Tom and Anne Featherstone spent 2-1/2 hours in line at LaGuardia just to check in at American Airlines.
"I'm not bothered by it at all," Mr. Featherstone said. "It's more secure than ever, although it doesn't mean that anything is absolutely safe."
But there are jittery passengers, like Beth Kellogg from Wappinger Falls, N.Y., who was stunned that security wasn't tighter when she departed from South Carolina on a flight to LaGuardia.
"It wasn't up to snuff in Myrtle Beach. They scanned my bag, but nobody really checked it," she says. "I even left it unzipped so they could, but nobody touched it."
Ms. Kellogg is now thinking of canceling a vacation that was planned for next month. Airline analysts believe passenger traffic could drop more than 15 percent in the next six months, costing billions of dollars.
There are concerns of a different kind in the cockpit. "What if I go out there to fly tomorrow, and I have Middle Eastern passengers on the plane and others want them taken off?" asks another pilot. "We're vulnerable, and we just got a big wake-up call."

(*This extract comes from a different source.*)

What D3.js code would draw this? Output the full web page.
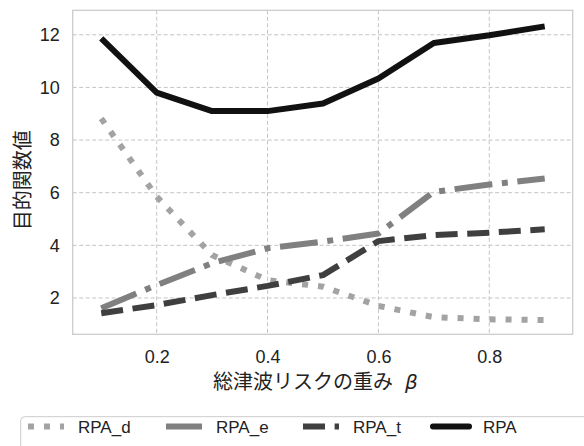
<!DOCTYPE html>
<html>
<head>
<meta charset="utf-8">
<script src="https://cdn.jsdelivr.net/npm/d3@7"></script>
<style>
  body { margin: 0; background: #fff; }
  svg { font-family: "Liberation Sans", Arial, "Noto Sans CJK JP", sans-serif; }
</style>
</head>
<body>
<div id="chart"></div>
<script>
const betas = [0.1, 0.2, 0.3, 0.4, 0.5, 0.6, 0.7, 0.8, 0.9];
const rpaD = [8.82, 5.85, 3.63, 2.68, 2.43, 1.70, 1.27, 1.19, 1.16];
const rpaE = [1.61, 2.49, 3.32, 3.89, 4.14, 4.45, 6.03, 6.31, 6.54];
const rpaT = [1.42, 1.73, 2.11, 2.46, 2.87, 4.16, 4.39, 4.48, 4.61];
const rpa = [11.86, 9.80, 9.10, 9.10, 9.39, 10.34, 11.69, 11.98, 12.32];
const seriesNames = ["RPA_d", "RPA_e", "RPA_t", "RPA"];
const xTicks = [0.2, 0.4, 0.6, 0.8];
const yTicks = [2, 4, 6, 8, 10, 12];

const series = [
  { name: seriesNames[0], values: rpaD, color: "#a3a3a3", dash: "6,10" },
  { name: seriesNames[1], values: rpaE, color: "#808080", dash: "38,9.6,6,9.6" },
  { name: seriesNames[2], values: rpaT, color: "#3f3f3f", dash: "22,9.6" },
  { name: seriesNames[3], values: rpa, color: "#111111", dash: null },
];

const W = 584, H = 446;
const margin = { top: 10.3, left: 72.7 };
const width = 500, height = 324;

const svg = d3.select("#chart").append("svg")
  .attr("width", W).attr("height", H);

const g = svg.append("g")
  .attr("transform", `translate(${margin.left},${margin.top})`);

const x = d3.scaleLinear().domain([0.0485, 0.9505]).range([0, width]);
const y = d3.scaleLinear().domain([0.62, 12.93]).range([height, 0]);

// grid
g.selectAll(".gx").data(xTicks).enter().append("line")
  .attr("x1", d => x(d)).attr("x2", d => x(d))
  .attr("y1", 0).attr("y2", height)
  .attr("stroke", "#c4c4c4").attr("stroke-width", 1)
  .attr("stroke-dasharray", "4,2.5");
g.selectAll(".gy").data(yTicks).enter().append("line")
  .attr("y1", d => y(d)).attr("y2", d => y(d))
  .attr("x1", 0).attr("x2", width)
  .attr("stroke", "#c4c4c4").attr("stroke-width", 1)
  .attr("stroke-dasharray", "4,2.5");

// axes (labels only, no tick marks)
const xAxis = g.append("g")
  .attr("transform", `translate(0,${height})`)
  .call(d3.axisBottom(x).tickValues(xTicks).tickSize(0).tickPadding(16).tickFormat(d3.format(".1f")));
const yAxis = g.append("g")
  .call(d3.axisLeft(y).tickValues(yTicks).tickSize(0).tickPadding(13).tickFormat(d3.format("d")));
[xAxis, yAxis].forEach(a => {
  a.select(".domain").remove();
  a.selectAll("text").attr("font-size", 18).attr("fill", "#222")
    .attr("font-family", "Liberation Sans, Arial, sans-serif");
});

// lines
const line = d3.line().x((d, i) => x(betas[i])).y(d => y(d));
series.forEach(s => {
  g.append("path")
    .datum(s.values)
    .attr("d", line)
    .attr("fill", "none")
    .attr("stroke", s.color)
    .attr("stroke-width", 6)
    .attr("stroke-linejoin", "round")
    .attr("stroke-linecap", "butt")
    .attr("stroke-dasharray", s.dash);
});

// frame
g.append("rect")
  .attr("width", width).attr("height", height)
  .attr("fill", "none").attr("stroke", "#cccccc").attr("stroke-width", 1.3);

// axis titles
const xTitle = svg.append("text")
  .attr("x", 213).attr("y", 389)
  .attr("font-size", 20).attr("fill", "#222")
  .attr("font-family", "Noto Sans CJK JP, sans-serif")
  .text("総津波リスクの重み");
xTitle.append("tspan").attr("dx", 12)
  .attr("font-family", "DejaVu Sans").attr("font-style", "italic").text("β");

svg.append("text")
  .attr("transform", `translate(30,${margin.top + 170}) rotate(-90)`)
  .attr("text-anchor", "middle").attr("font-size", 20).attr("fill", "#222")
  .attr("font-family", "Noto Sans CJK JP, sans-serif")
  .text("目的関数値");

// legend
const legend = svg.append("g");
legend.append("rect")
  .attr("x", 20.7).attr("y", 416.7).attr("width", 600).attr("height", 60)
  .attr("rx", 4).attr("fill", "#fff").attr("stroke", "#cccccc").attr("stroke-width", 1);
const legendX = [28, 166, 303, 433];
series.forEach((s, i) => {
  legend.append("line")
    .attr("x1", legendX[i]).attr("x2", legendX[i] + 36)
    .attr("y1", 426.5).attr("y2", 426.5)
    .attr("stroke", s.color).attr("stroke-width", 6)
    .attr("stroke-dasharray", i === 1 ? null : s.dash)
    .attr("stroke-linecap", i === 3 ? "round" : "butt");
  legend.append("text")
    .attr("x", legendX[i] + 50).attr("y", 432.5)
    .attr("font-size", 17).attr("fill", "#222")
    .text(s.name);
});
</script>
</body>
</html>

Still she says, she won't tolerate discrimination: If people went through the proper security screening and interviews, they should be allowed to fly. "We all have to look deeper inside of ourselves and remember these are our fellow citizens."
She and other pilots expect they'll be getting a new kind of training. "Our collective training ... is based on a model that no longer exists. It's the 'we're going to go land in Cuba' model,' " she says. "I've always been taught: 'Don't try to be a hero, don't rock the boat, keep them calm, comply with instructions in so much as it's feasible safety-wise....' But the paradigm obviously has shifted."
The increased security measures will add to the airlines'
costs. For instance, the FAA banned passenger planes from carrying mail and other cargo in their holds. That could also mean billions of dollars in lost revenues.
All this comes atop the economic downturn. Many of the airlines already in the red could go directly into bankruptcy.
The airlines are asking Congress for $15 billion dollars in loan guarantees and direct aid. They also want the federal government to take over responsibility for airport security and to deploy a highly visible armed presence at the airports.
"Tuesday's events have made it clear that aviation security equates with national security, and national security is a government responsibility," says Wascom.
Many pilots believe federalizing the security system is long overdue. Glenn Phillips, who had a Baretta Automatic pistol put in his ear on one nonstop flight from San Francisco to Boston in the early 1970s, also believes that pilots themselves should be armed. After his hijacking, he suggested it, but the idea was dismissed as too dangerous.
"You give a guy a $100 million piece of equipment and 250 lives that he's in charge of, and then say he can't handle a pistol. It's absurd," he says. "If those guys had some way to protect themselves, [last week's hijackings] may not have happened."